**Given problem:**
Exactly the lines from the line containing "Output the Python" through the line containing "ax2.set_yticks([0, 20, 40, 60, 80, 100])" are to be echoed, with both included and pictures left out.

**Exercise inputs:**
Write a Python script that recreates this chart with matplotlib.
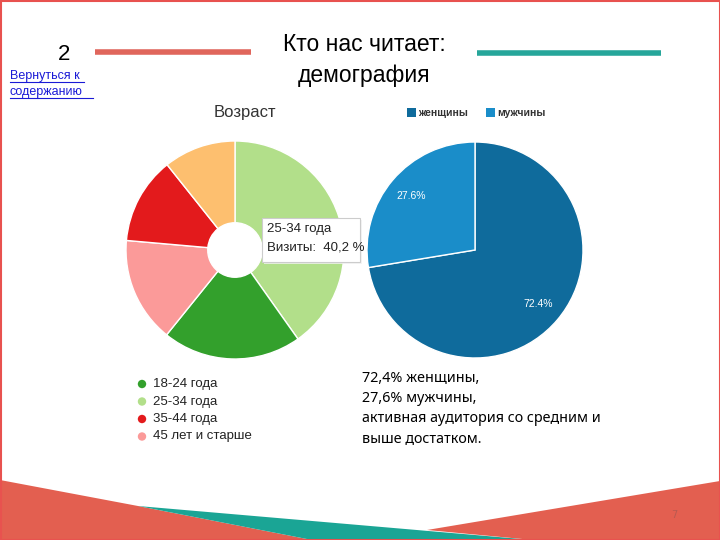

...

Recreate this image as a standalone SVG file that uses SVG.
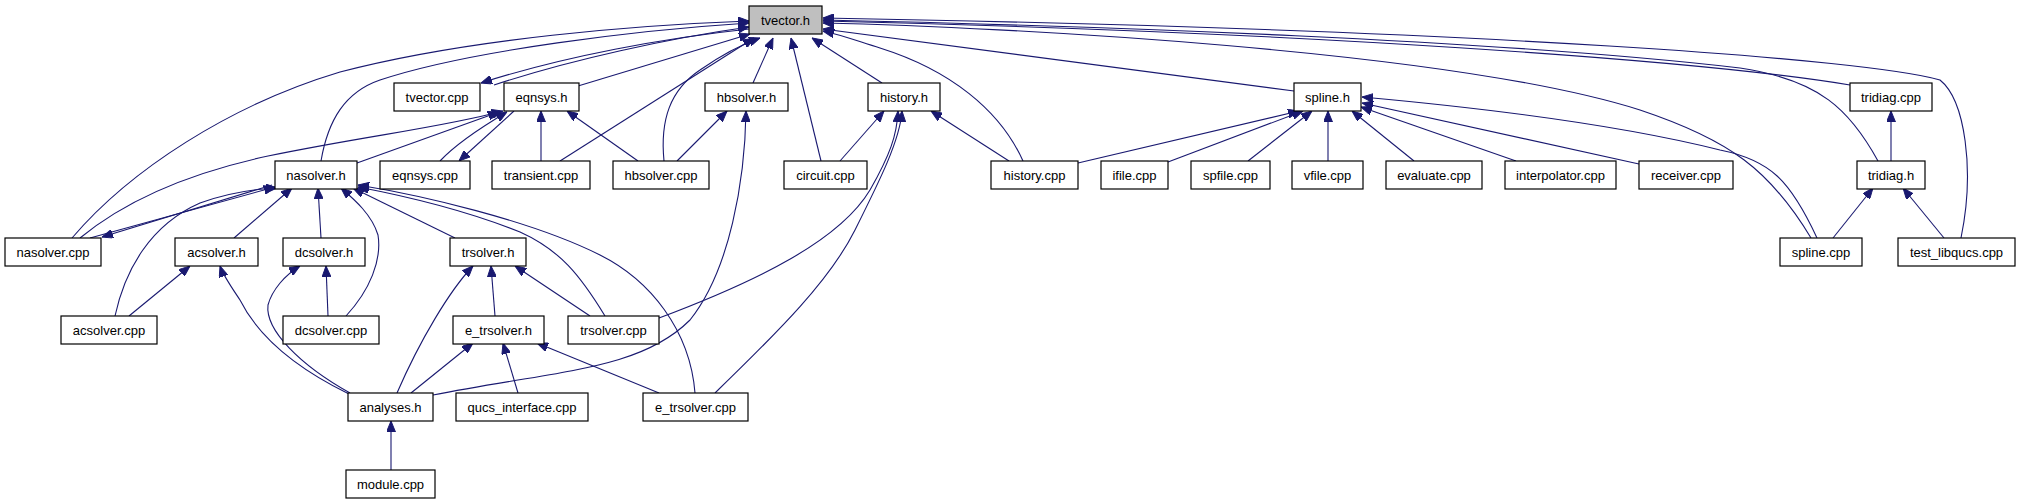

* * *

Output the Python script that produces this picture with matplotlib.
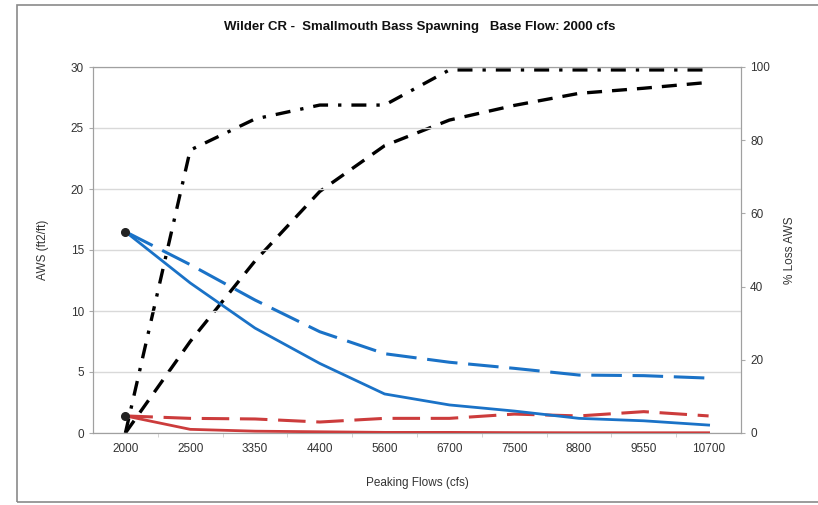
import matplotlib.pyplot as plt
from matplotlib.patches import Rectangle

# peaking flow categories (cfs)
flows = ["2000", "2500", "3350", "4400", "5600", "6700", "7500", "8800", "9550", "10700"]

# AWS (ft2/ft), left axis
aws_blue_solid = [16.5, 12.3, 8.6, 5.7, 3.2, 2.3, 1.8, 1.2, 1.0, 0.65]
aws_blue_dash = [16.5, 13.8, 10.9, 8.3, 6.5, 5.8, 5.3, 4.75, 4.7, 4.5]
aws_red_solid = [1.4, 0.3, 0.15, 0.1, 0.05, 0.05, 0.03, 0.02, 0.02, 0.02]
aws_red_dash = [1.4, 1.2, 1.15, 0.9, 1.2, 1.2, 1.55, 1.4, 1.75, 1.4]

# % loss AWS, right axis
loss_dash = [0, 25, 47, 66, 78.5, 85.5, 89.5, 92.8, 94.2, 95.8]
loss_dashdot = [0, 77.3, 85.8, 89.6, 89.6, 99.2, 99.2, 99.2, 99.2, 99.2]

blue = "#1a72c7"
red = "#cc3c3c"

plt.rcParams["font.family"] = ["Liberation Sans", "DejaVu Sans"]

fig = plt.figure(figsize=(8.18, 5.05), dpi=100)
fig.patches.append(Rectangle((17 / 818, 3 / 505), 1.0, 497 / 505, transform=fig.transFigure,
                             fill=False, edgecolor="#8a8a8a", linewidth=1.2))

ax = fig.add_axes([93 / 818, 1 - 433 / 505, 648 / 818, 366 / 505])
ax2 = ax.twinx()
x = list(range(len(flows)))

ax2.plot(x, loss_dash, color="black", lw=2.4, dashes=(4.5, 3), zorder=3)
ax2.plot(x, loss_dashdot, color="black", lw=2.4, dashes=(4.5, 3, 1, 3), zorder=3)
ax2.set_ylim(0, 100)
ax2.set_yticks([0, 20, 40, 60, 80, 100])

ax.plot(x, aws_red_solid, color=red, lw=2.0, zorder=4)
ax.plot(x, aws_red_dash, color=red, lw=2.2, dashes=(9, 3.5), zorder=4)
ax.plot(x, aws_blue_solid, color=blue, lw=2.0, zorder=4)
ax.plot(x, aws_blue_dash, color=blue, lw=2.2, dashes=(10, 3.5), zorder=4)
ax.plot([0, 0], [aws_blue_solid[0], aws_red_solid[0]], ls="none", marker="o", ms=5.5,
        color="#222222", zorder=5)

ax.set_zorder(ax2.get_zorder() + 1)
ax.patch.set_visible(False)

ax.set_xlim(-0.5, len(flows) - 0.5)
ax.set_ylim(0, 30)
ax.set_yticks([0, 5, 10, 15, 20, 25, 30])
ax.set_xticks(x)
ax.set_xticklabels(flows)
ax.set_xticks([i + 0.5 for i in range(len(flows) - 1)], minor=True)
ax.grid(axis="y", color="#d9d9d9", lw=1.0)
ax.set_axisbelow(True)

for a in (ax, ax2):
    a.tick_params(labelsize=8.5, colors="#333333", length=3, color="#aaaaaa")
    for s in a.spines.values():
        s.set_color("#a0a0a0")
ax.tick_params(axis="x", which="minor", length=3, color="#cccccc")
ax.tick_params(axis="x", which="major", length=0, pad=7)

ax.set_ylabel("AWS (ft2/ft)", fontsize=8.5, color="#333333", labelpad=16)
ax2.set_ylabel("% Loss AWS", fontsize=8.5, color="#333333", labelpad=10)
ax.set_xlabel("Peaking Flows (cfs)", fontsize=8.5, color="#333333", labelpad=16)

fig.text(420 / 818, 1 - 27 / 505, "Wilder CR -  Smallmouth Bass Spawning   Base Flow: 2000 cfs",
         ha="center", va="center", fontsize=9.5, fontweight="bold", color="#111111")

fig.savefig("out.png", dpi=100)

**Written solution:**
Output the Python script that produces this picture with matplotlib.
import matplotlib.pyplot as plt
from matplotlib.patches import Rectangle

# peaking flow categories (cfs)
flows = ["2000", "2500", "3350", "4400", "5600", "6700", "7500", "8800", "9550", "10700"]

# AWS (ft2/ft), left axis
aws_blue_solid = [16.5, 12.3, 8.6, 5.7, 3.2, 2.3, 1.8, 1.2, 1.0, 0.65]
aws_blue_dash = [16.5, 13.8, 10.9, 8.3, 6.5, 5.8, 5.3, 4.75, 4.7, 4.5]
aws_red_solid = [1.4, 0.3, 0.15, 0.1, 0.05, 0.05, 0.03, 0.02, 0.02, 0.02]
aws_red_dash = [1.4, 1.2, 1.15, 0.9, 1.2, 1.2, 1.55, 1.4, 1.75, 1.4]

# % loss AWS, right axis
loss_dash = [0, 25, 47, 66, 78.5, 85.5, 89.5, 92.8, 94.2, 95.8]
loss_dashdot = [0, 77.3, 85.8, 89.6, 89.6, 99.2, 99.2, 99.2, 99.2, 99.2]

blue = "#1a72c7"
red = "#cc3c3c"

plt.rcParams["font.family"] = ["Liberation Sans", "DejaVu Sans"]

fig = plt.figure(figsize=(8.18, 5.05), dpi=100)
fig.patches.append(Rectangle((17 / 818, 3 / 505), 1.0, 497 / 505, transform=fig.transFigure,
                             fill=False, edgecolor="#8a8a8a", linewidth=1.2))

ax = fig.add_axes([93 / 818, 1 - 433 / 505, 648 / 818, 366 / 505])
ax2 = ax.twinx()
x = list(range(len(flows)))

ax2.plot(x, loss_dash, color="black", lw=2.4, dashes=(4.5, 3), zorder=3)
ax2.plot(x, loss_dashdot, color="black", lw=2.4, dashes=(4.5, 3, 1, 3), zorder=3)
ax2.set_ylim(0, 100)
ax2.set_yticks([0, 20, 40, 60, 80, 100])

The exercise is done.